Does Butterfly Effect apply to trading?

Discussion in 'Trading' started by NanoTick, Dec 11, 2006.

  1. That is to ask, because of the chaotic nature of market, could a small event such as "buy 500 AAPL" result in a boom or bust next year?
  2. leeiou

    leeiou Guest

    Thats a fantastatic question. Far too intellectual for me to do it justice. I will keep an eye on it tho in the hope some of the clever members start posting. I might learn stuff!!!!!
  3. wow, post of the yr.
  4. bg514


    The butterfly effect is overrated. The universe strives to avoid paradox. Only macro-events can have the effect you describe, ie: housing boom/bust, world trade center, etc.
    Also, keep in mind that the market tends to lag the economy. A recession could be well underway while the DJIA is still hitting new highs!
  5. Daal


    regardless I will shutdown my air conditioning just in case
  6. Uh... markets price in anticipations of future growth... it's the other way around... GENERALLY, stock prices will fall ~ six months before a recession.

    Also, butteryfly effect towards trading... maybe it applies on the massive scale of "sell 500 shares AAPL" causes the entire tech sector to drop, but what about a more minor scale? What about on a stock that trades 500,000 shares daily, does taking out a thin price level with 100 shares drastically alter the closing price of that stock that day under certain circumstances?
  7. piezoe


    The "bunny" wrote:
    Uh... markets price in anticipations of future growth... it's the other way around... GENERALLY, stock prices will fall ~ six months before a recession.

    Having been around the block a few times i would have to agree with the bunny. The stock market is, generally, the most reliable leading indicator of the economy. And there is an "acceleration effect." The reason for this is that when the market turns down people whose retirement accounts and life savings are tied up in the market feel less wealthy and began playing their cards closer to the chest, so to speak. Hence the rate of economic slowdown tends to be accelerated.

    The present economic signposts are pointing South. But the economy is just now making a peak, a little past it actually. So it is too soon yet for the expected economic downturn to be reflected in the market. Rest assured the market will tell us when a recession is on the way.
  8. lindq


    It isn't overrated at all.

    Where and how do macro events begin? They don't simply spring from nowhere.

    Trace their source. They begin with a very small impulse.

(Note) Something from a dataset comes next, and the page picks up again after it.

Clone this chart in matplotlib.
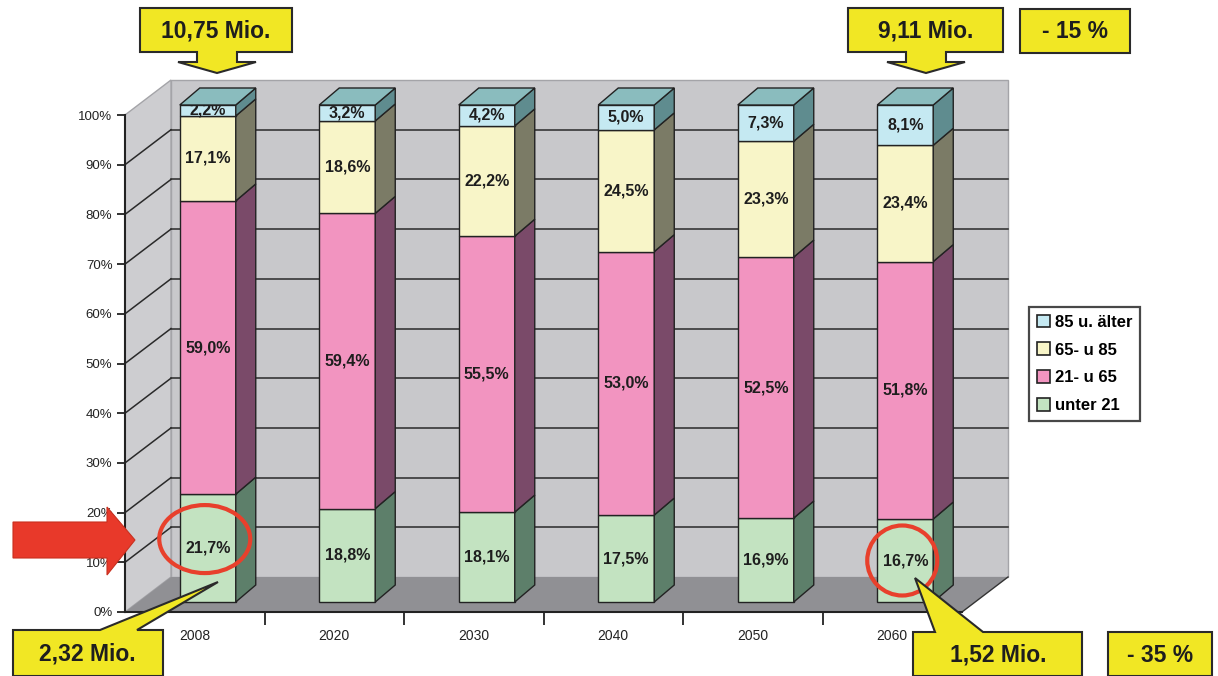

    Look at the origin of any important event or movement throughout history, whether economic or political, and you'll find the single thought of one person, sometimes completely accidental, often initiated by a sight or sound so small that anyone else would fail to notice.
  9. MrPaul


    :confused: :confused: :confused:
  10. man


    i heard that: wrong answers are corrected over time. it is wrong
    questions that make most prolonged trouble. the issue with the
    butterfly effect is that it does not make a real difference for anyone
    and it certainly does not in trading. simply because there are
    trillions of butterfly wing movements and by definition it is the
    chaotic nature that makes some result in storms, without any
    hint which ones it will be. and while each butterfly wing clap CAN
    result in a storm thousand miles away, it most likely WILL NOT.

    so it is really completely useless to be aware of all these butterflies,
    it might be intellectually challenging but for trading purposes it
    most likely leads you in a completely unproductive direction ...
    IMHO most likely directly opposite the way to trading success.

    do not look for butterflies, look for elephants. even better:
    hurricanes ... so read about butterflies, but watch the weather
    outside, if you want to go swimming.